Latest data from the Central Bank of Kenya shows the available FX reserves stood at $6.605 billion (Sh840.1 billion) on Friday, having shed Sh13.1 billion compared to the previous week.
They continued to breach the critical threshold level of four months’ import cover in the wake of the high demand for dollars by importers and maturing foreign debt repayments.
According to CBK, the available reserves are equivalent to 3.69 months’ import cover, which is the lowest since January 2013.
Kenya’s reserves have dropped in the past 14 months, partly due to repayments to bilateral and commercial lenders and the CBK’s intervention to try and slow down the shilling’s depreciation against the greenback.
The shilling has remained on a steady decline against the dollar, exchanging at a historic low of Sh128 Friday morning before stabilizing to 127.72.
The local currency has shed almost 12 per cent against the US dollar and is expected to plunge more as the U.S. Federal Reserve meeting minutes show policymakers are determined to use a slower pace of interest rate hikes to tame persistently high inflation.
Besides stabilising its weakening shilling due to market forces, FX reserves are dropping in a period when the country is expected to repay foreign debts close to Sh70 billion by April 15.
The reserves are used by countries to meet their international financial obligations such as paying foreign debts, influencing monetary policy and supporting the importation of critical goods.
The size of the official reserves usually projects an air of confidence and calms investors’ fears in the event they want to move their money out of a country.
Speaking to the Star, money markets analyst Ken Babu wants CBK to wake up and smell the coffee as things are getting grimmer.

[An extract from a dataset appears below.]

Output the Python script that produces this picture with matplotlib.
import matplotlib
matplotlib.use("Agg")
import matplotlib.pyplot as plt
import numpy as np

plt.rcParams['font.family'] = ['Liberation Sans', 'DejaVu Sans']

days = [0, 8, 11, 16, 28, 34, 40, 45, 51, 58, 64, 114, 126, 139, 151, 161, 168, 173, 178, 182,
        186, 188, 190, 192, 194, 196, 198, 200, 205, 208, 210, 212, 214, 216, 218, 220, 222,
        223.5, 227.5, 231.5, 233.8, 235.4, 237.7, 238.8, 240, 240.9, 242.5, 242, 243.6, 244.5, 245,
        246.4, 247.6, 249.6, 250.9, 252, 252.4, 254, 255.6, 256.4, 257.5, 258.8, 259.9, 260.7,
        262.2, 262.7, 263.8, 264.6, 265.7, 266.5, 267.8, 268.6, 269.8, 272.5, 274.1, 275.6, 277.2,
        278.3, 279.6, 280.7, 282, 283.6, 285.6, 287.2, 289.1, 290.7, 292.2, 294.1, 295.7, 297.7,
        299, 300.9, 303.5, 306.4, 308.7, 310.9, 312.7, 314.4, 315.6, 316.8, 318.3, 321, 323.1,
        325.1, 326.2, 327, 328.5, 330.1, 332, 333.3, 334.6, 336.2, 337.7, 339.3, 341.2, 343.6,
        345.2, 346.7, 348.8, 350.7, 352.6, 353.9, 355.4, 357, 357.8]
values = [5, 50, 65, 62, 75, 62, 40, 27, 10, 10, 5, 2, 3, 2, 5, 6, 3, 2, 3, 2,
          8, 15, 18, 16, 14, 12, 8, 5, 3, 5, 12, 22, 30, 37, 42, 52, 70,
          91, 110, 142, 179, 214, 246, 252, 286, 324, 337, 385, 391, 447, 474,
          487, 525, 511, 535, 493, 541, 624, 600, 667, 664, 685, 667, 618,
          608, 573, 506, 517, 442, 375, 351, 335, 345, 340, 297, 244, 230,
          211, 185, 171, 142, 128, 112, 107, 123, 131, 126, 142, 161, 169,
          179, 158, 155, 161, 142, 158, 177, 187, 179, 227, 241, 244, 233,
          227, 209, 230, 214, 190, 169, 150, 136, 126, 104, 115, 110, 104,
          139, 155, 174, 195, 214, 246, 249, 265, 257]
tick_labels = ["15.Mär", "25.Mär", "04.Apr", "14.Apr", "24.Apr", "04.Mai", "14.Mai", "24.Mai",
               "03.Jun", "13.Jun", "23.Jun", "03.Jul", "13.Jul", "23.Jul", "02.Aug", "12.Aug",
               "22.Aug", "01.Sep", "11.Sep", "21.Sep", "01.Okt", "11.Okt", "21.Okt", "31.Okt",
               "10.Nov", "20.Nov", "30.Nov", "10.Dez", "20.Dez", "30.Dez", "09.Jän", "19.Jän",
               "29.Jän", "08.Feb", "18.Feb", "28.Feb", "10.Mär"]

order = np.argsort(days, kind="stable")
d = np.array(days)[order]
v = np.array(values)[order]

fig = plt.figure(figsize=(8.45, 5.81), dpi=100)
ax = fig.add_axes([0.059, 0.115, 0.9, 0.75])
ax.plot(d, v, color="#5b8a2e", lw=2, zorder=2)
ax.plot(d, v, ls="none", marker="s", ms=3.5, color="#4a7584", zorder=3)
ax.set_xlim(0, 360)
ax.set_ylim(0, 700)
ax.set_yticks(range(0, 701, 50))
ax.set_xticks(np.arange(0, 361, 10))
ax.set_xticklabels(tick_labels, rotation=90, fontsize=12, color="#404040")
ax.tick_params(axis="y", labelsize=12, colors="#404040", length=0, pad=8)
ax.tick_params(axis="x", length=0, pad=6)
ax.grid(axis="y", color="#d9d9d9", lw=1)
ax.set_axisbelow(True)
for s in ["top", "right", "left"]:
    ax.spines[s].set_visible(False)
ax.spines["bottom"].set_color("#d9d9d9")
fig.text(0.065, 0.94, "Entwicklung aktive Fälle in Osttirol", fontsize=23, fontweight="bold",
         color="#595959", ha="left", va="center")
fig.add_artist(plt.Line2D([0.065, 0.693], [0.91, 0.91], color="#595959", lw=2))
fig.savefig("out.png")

"It is not enough for CBK to deny the ongoing dollar scarcity that has persisted for the past eight months or so. Banks are now selling the greenback at Sh138, ten units above CBK's rate,'' Babu said.
Traders are now in the black market. This is not sustainable. I fear that inflation will burst the 10 per cent in the coming months as businesses pass the high import bill to consumers.

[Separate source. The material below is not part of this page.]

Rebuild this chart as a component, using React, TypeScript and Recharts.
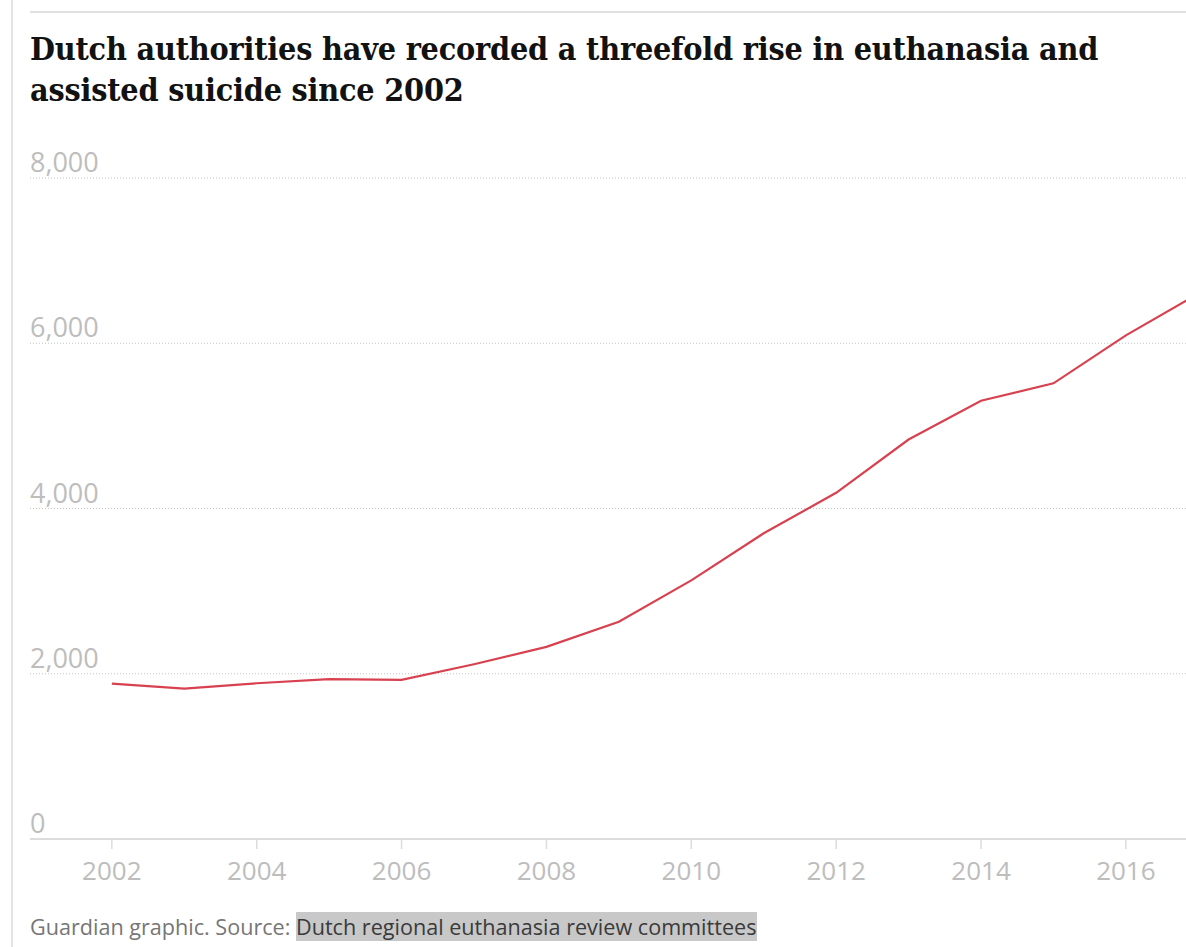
import React from 'react';
import { LineChart, Line, XAxis, YAxis, CartesianGrid } from 'recharts';

// ---- data ----
const years = [2002, 2003, 2004, 2005, 2006, 2007, 2008, 2009, 2010, 2011, 2012, 2013, 2014, 2015, 2016, 2017];
const cases = [1880, 1820, 1885, 1935, 1925, 2115, 2325, 2630, 3130, 3700, 4190, 4835, 5305, 5515, 6095, 6600];
const yTicks = [0, 2000, 4000, 6000, 8000];
const xTicks = [2002, 2004, 2006, 2008, 2010, 2012, 2014, 2016];
const titleLines = [
  'Dutch authorities have recorded a threefold rise in euthanasia and',
  'assisted suicide since 2002',
];
const footerLead = 'Guardian graphic. Source: ';
const footerSource = 'Dutch regional euthanasia review committees';

const data = years.map((y, i) => ({ year: y, cases: cases[i] }));

const SANS = '"Open Sans", "Noto Sans", sans-serif';
const LABEL_GREY = '#bdbdbd';
const RULE_GREY = '#dcdcdc';
const LINE_RED = '#d8414f';

const fmt = (v: number) => v.toLocaleString('en-US');

const renderYTick = (props: any) => {
  const { y, payload } = props;
  return (
    <text x={30} y={Number(y) - 6} textAnchor="start" fill={LABEL_GREY} fontSize={27} fontFamily={SANS}>
      {fmt(payload.value)}
    </text>
  );
};

export default function App() {
  return (
    <div
      style={{
        position: 'absolute',
        left: 0,
        top: 0,
        width: 1186,
        height: 947,
        overflow: 'hidden',
        background: '#ffffff',
      }}
    >
      {/* left rule */}
      <div style={{ position: 'absolute', left: 11, top: 0, width: 2, height: 947, background: '#e4e4e4' }} />
      {/* top rule */}
      <div style={{ position: 'absolute', left: 30, top: 11, width: 1156, height: 2, background: '#e0e0e0' }} />

      {/* title */}
      <div
        style={{
          position: 'absolute',
          left: 30,
          top: 29,
          width: 1150,
          fontFamily: '"DejaVu Serif", serif',
          fontStretch: 'condensed',
          fontWeight: 700,
          fontSize: 32,
          lineHeight: '41px',
          letterSpacing: -0.2,
          color: '#121212',
          whiteSpace: 'nowrap',
        }}
      >
        {titleLines.map((t) => (
          <div key={t}>{t}</div>
        ))}
      </div>

      {/* chart */}
      <div style={{ position: 'absolute', left: 0, top: 0 }}>
        <LineChart
          width={1186}
          height={947}
          data={data}
          margin={{ top: 178, right: 0, left: 0, bottom: 48 }}
        >
          <CartesianGrid
            horizontal={true}
            vertical={false}
            stroke="#c4c4c4"
            strokeDasharray="1 2"
            strokeWidth={1}
          />
          <XAxis
            dataKey="year"
            type="number"
            domain={[2000.87, 2016.83]}
            allowDataOverflow={true}
            ticks={xTicks}
            height={60}
            tickSize={10}
            tickMargin={13}
            axisLine={{ stroke: RULE_GREY, strokeWidth: 2 }}
            tickLine={{ stroke: RULE_GREY, strokeWidth: 1.5 }}
            tick={{ fill: LABEL_GREY, fontSize: 26, fontFamily: SANS }}
            interval={0}
          />
          <YAxis
            type="number"
            domain={[0, 8000]}
            ticks={yTicks}
            width={30}
            axisLine={false}
            tickLine={false}
            tick={renderYTick}
            interval={0}
          />
          <Line
            type="linear"
            dataKey="cases"
            stroke={LINE_RED}
            strokeWidth={2.2}
            dot={false}
            activeDot={false}
            isAnimationActive={false}
          />
        </LineChart>
      </div>

      {/* footer */}
      <div
        style={{
          position: 'absolute',
          left: 30,
          top: 912,
          fontFamily: SANS,
          fontSize: 21.6,
          lineHeight: '30px',
          color: '#767676',
          whiteSpace: 'nowrap',
        }}
      >
        {footerLead}
        <span style={{ background: '#c8c8c8', color: '#3a3a3a' }}>{footerSource}</span>
      </div>
    </div>
  );
}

"Kenya is a net import economy. While our agricultural exports are likely to benefit from the bullish dollar, gains are lower than losses. It is time for CBK to do away with its dovishness as other markets have activated their hawk jaws,'' Babu said.
Kenya has over the years relied on external financing to replenish its reserves but now faces the prospect of having to make debt repayments without sufficient inflows, according to another analyst.
The government is betting on debt inflows to shore up the reserves, with concessional funding from the World Bank and the International Monetary Fund (IMF) expected to boost the forex cover.
Previous disbursements from the multi-lateral lenders have had the effect of lifting the reserves to new highs.
President William Ruto's government is waiting for $750 million (Sh95.4 billion) disbursement from the World Bank by June.
This will be Kenya’s fifth loan under the World Bank’s Development Policy Operation (DPO) framework, which has seen the country access $3.25 billion (Sh399 billion at the present exchange rate) from the Bretton Woods institution.
The loan will be part of the Sh280.7 billion ($2.3 billion) earmarked for external borrowing in the current financial year. It is also expecting continued flows from IMF’s 38-month Sh293.1 billion ($2.34 billion) programme.
The country is further betting on re-entry to the international capital markets to rebuild the cover through the issuing of either a Eurobond or a syndicated loan.
Last month, President William Ruto gave the clearest hint that Kenya could go for a syndicated loan to meet budgetary demands for the year ending June 30.
Addressing governors in Naivasha, Ruto who has been critical of local debt attracting interest rates of more than 10 per cent said the international market has finally opened its doors for Kenya.
''The European debt market has now reinstated confidence in us. We can now access syndicated loans that we have been looking for to fund development projects at seven to eight per cent,'' said the President.
His sentiments came months after the National Treasury Cabinet Secretary Njuguna Ndung’u informed IMF of the country's intention to borrow $900 million in the current financial year.
While Kenya targets keeping reserves at a minimum of four months of estimated imports, the central bank has previously maintained that its fall should not cause alarm, terming the breach of the limit a ‘non-event’.